Let’s assume your sales team is working on two opportunities.
The first started at stage 1, like any other opportunity. The prospect downloaded a hot new eBook. Your sales rep reached out and uncovered a pain that your product addresses. The prospect is impressed by your content and product, the conversation was somewhat productive and you scheduled a follow-up conversation for after the prospect talks to her VP. Time to move her to stage 2.
Unfortunately, at the next call, the prospect admits that the VP is not too keen to spend more money this quarter, and the prospect herself – while interested – doesn’t have any authority to make purchase decisions. This opportunity has now moved to Closed-Lost.
The second opportunity was created when the prospect sends your company an email saying they heard about you through a friend, checked out your website and believe that your product solves their pain. He is the VP of Sales, has an immediate timeline to buy and is the final authority on all buying decisions that his team makes. He is ready to get down to brass tacks and sit through a demo and start negotiating on price. This prospect is already so qualified to buy that you move him straight to Stage 3. Spoiler: this opportunity ends up being Closed-Won. Congratulations!
What does all this mean for your sales funnel analysis?
Sales Funnel Conversion Rates
The goal of the sales funnel is to give your sales management team predictability. Sales managers want to know, based on historical data and benchmarks, how likely it is that an opportunity will make it at least as far as Stage 3. If an opportunity is in Stage 3, how likely is it to be Closed-Won? What about Stage 4 and beyond?
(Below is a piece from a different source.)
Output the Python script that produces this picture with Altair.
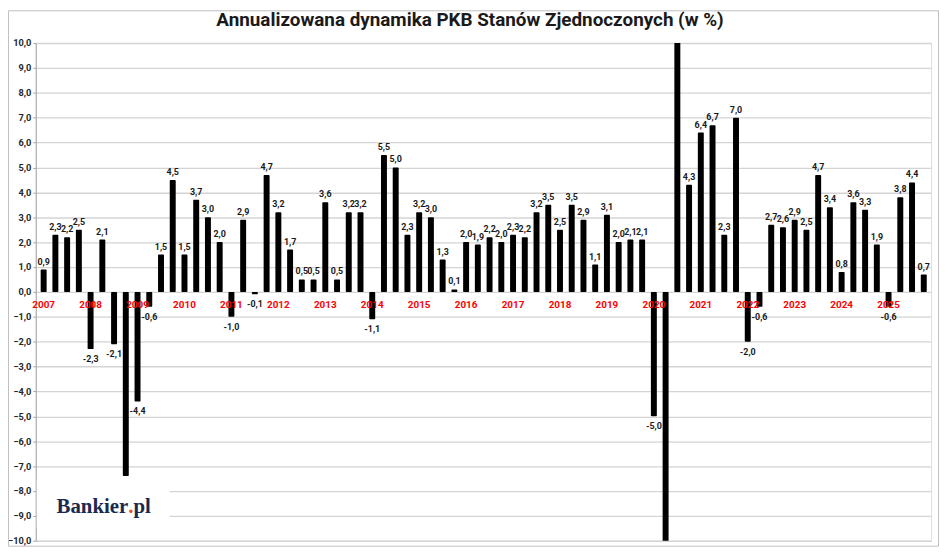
import altair as alt
import pandas as pd

# --- data ---
years = list(range(2007, 2026))
values = [
    0.9, 2.3, 2.2, 2.5,
    -2.3, 2.1, -2.1, -7.4,
    -4.4, -0.6, 1.5, 4.5,
    1.5, 3.7, 3.0, 2.0,
    -1.0, 2.9, -0.1, 4.7,
    3.2, 1.7, 0.5, 0.5,
    3.6, 0.5, 3.2, 3.2,
    -1.1, 5.5, 5.0, 2.3,
    3.2, 3.0, 1.3, 0.1,
    2.0, 1.9, 2.2, 2.0,
    2.3, 2.2, 3.2, 3.5,
    2.5, 3.5, 2.9, 1.1,
    3.1, 2.0, 2.1, 2.1,
    -5.0, -28.0, 35.2, 4.3,
    6.4, 6.7, 2.3, 7.0,
    -2.0, -0.6, 2.7, 2.6,
    2.9, 2.5, 4.7, 3.4,
    0.8, 3.6, 3.3, 1.9,
    -0.6, 3.8, 4.4, 0.7,
]
hidden_labels = [7, 53, 54]  # bars whose value label is not shown
y_ticks = list(range(-10, 11))
title_text = "Annualizowana dynamika PKB Stanów Zjednoczonych (w %)"

# --- tables ---
rows = []
for i, v in enumerate(values):
    rows.append({
        "idx": i,
        "value": v,
        "label": "" if i in hidden_labels else f"{v:.1f}".replace(".", ","),
    })
df = pd.DataFrame(rows)
df_years = pd.DataFrame({"idx": [4 * k for k in range(len(years))],
                         "year": [str(y) for y in years],
                         "value": [0] * len(years)})
one = pd.DataFrame({"a": [0]})

FONT = "Roboto"
W, H = 903, 502

xscale = alt.Scale(domain=[-0.25, 75.2], nice=False, zero=False)
yscale = alt.Scale(domain=[-10, 10], nice=False)
yaxis = alt.Axis(values=y_ticks, title=None, grid=True,
                 gridColor="#d4d4d4", gridWidth=1.3,
                 domainColor="#a6a6a6", tickColor="#a6a6a6",
                 tickSize=3, labelPadding=2,
                 labelOverlap=False, labelFlush=False,
                 labelFont=FONT, labelFontWeight="bold",
                 labelFontSize=9.3, labelColor="#262626",
                 labelExpr="replace(format(datum.value, '.1f'), '.', ',')")

X = alt.X("idx:Q", scale=xscale, axis=None)
Y = alt.Y("value:Q", scale=yscale, axis=yaxis)

base = alt.Chart(df)

bars = base.mark_bar(size=6, color="black", clip=True, cornerRadius=1).encode(
    x=X, y=Y, y2=alt.datum(0))

lab_pos = base.transform_filter("datum.value >= 0").mark_text(
    font=FONT, fontWeight="bold", fontSize=9, color="#1a1a1a",
    baseline="alphabetic", dy=-5).encode(x=X, y=Y, text="label:N")

lab_neg = base.transform_filter("datum.value < 0").mark_text(
    font=FONT, fontWeight="bold", fontSize=9, color="#1a1a1a",
    baseline="alphabetic", dy=13).encode(x=X, y=Y, text="label:N")

year_labels = alt.Chart(df_years).mark_text(
    font=FONT, fontWeight="bold", fontSize=10, color="#ff0000",
    baseline="alphabetic", dy=16.5).encode(x=X, y=Y, text="year:N")

logo_box = alt.Chart(one).mark_rect(color="white").encode(
    x=alt.value(1), x2=alt.value(135), y=alt.value(440), y2=alt.value(489))
logo_a = alt.Chart(one).mark_text(font="Liberation Serif", fontWeight="bold", fontSize=21,
                                  color="#1b2a4e", align="left", baseline="alphabetic").encode(
    x=alt.value(21), y=alt.value(474), text=alt.value("Bankier"))
logo_dot = alt.Chart(one).mark_text(font="Liberation Serif", fontWeight="bold", fontSize=21,
                                    color="#e8501e", align="left", baseline="alphabetic").encode(
    x=alt.value(93.3), y=alt.value(474), text=alt.value("."))
logo_b = alt.Chart(one).mark_text(font="Liberation Serif", fontWeight="bold", fontSize=21,
                                  color="#1b2a4e", align="left", baseline="alphabetic").encode(
    x=alt.value(98.5), y=alt.value(474), text=alt.value("pl"))

title = alt.Chart(one).mark_text(font=FONT, fontWeight="bold", fontSize=19, color="#1a1a1a",
                                 align="center", baseline="alphabetic").encode(
    x=alt.value(438), y=alt.value(-17), text=alt.value(title_text))

border = alt.Chart(one).mark_rect(filled=False, stroke="#bfbfbf", strokeWidth=1).encode(
    x=alt.value(-27.5), x2=alt.value(910.5), y=alt.value(-32.5), y2=alt.value(507.5))

chart = alt.layer(
    bars, lab_pos, lab_neg, year_labels, logo_box, logo_a, logo_dot, logo_b, title, border
).properties(
    width=W, height=H,
    autosize=alt.AutoSizeParams(type="none"),
    padding={"left": 28, "top": 33, "right": 9, "bottom": 6},
).configure_view(stroke=None).configure(background="white")

chart.save("out.html", embed_options={"renderer": "svg", "actions": False})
Let’s go back to the example above. The first opportunity started in Stage 1, made it to Stage 2 and then was Closed-Lost. The second opportunity started in Stage 3 and converted beyond that all the way to a deal.
If we were to model out both opportunities on your sales funnel report and focused on only the stages that each specifically touched – i.e. Stages 1 and 2 for the first opportunity, Stages 3, 4 and 5 for the second – it would look like you had a 100% win rate. Well, that’s not accurate – after all, you created two opportunities and you won one, thereby giving you a 50% win rate.
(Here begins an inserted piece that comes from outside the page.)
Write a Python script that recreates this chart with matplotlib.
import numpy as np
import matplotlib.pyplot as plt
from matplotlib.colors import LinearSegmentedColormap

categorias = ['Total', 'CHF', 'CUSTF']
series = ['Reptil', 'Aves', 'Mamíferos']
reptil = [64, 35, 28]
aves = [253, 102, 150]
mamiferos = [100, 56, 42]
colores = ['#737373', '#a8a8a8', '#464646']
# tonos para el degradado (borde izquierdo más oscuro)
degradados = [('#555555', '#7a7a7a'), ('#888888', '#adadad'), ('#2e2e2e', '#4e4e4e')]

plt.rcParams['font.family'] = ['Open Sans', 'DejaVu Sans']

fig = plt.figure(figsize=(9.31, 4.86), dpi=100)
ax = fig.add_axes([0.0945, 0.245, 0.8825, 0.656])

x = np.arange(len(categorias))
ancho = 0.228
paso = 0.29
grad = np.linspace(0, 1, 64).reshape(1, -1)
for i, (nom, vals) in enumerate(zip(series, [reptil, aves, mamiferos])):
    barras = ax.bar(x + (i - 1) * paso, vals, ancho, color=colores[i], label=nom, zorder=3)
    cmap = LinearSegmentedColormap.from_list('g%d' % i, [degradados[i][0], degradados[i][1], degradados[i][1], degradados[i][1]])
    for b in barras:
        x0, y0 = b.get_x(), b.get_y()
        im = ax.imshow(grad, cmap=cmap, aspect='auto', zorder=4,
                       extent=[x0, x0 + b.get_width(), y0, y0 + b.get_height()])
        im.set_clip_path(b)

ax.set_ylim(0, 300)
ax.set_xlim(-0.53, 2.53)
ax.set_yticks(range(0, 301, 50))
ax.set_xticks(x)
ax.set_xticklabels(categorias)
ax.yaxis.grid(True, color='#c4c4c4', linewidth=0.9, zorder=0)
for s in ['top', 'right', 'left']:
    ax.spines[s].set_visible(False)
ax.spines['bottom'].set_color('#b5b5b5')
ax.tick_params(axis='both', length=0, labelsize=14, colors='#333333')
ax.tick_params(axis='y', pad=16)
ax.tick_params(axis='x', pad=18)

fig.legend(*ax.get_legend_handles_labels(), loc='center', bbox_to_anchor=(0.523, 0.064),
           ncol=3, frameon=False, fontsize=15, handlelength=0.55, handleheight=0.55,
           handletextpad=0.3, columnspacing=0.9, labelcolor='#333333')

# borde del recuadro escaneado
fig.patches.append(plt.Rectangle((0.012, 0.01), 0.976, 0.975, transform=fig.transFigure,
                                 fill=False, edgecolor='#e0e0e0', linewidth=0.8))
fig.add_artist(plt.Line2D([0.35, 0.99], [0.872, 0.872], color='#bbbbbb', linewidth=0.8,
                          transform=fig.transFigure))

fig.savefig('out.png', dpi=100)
For your sales funnel analysis, you have to assume that even though the second opportunity started in Stage 3, it also hit stage 1 and 2, and successfully converted from there. You now get a more accurate picture: 100% of your opportunities make it to Stage 2, but only half of them convert from there, all the way through to Closed-Won.
Of course, this is a simple example – in reality, your team is working on many more opportunities, all with their own sales funnel conversion rates. The point is that in order to extract the true value of a sales funnel report – predictability – you have to make sure that every opportunity “starts” at Stage 1, even if in reality it started at a later stage. You can’t take shortcuts here.
Why you want Sales Funnel Predictability
It all boils down to sales forecasting and planning. Sales managers don’t like to be caught off-guard; if they’re going to miss their number, they want to know well in advance so they can pull additional levers as necessary. On the flip side, they also like to know when their sales forecast is looking positive, so that they can plan the appropriate allocation of resources.
This is why it is so critical to get the data right. They need to know the exact historical benchmarks for conversion rates at each sales funnel stage. If an opportunity makes it to Stage 2, what are the chances it will keep going? Are you certain that a Stage 4 opportunity will, more often than not, Closed-Won?
By implementing stringent standards and processes for opportunity data entry at each stage – like in the aforementioned example – you will have cleaner data to work with. This will allow you to paint a clearer picture of the journey your opportunities take down your sales funnel, and give you the predictability you need.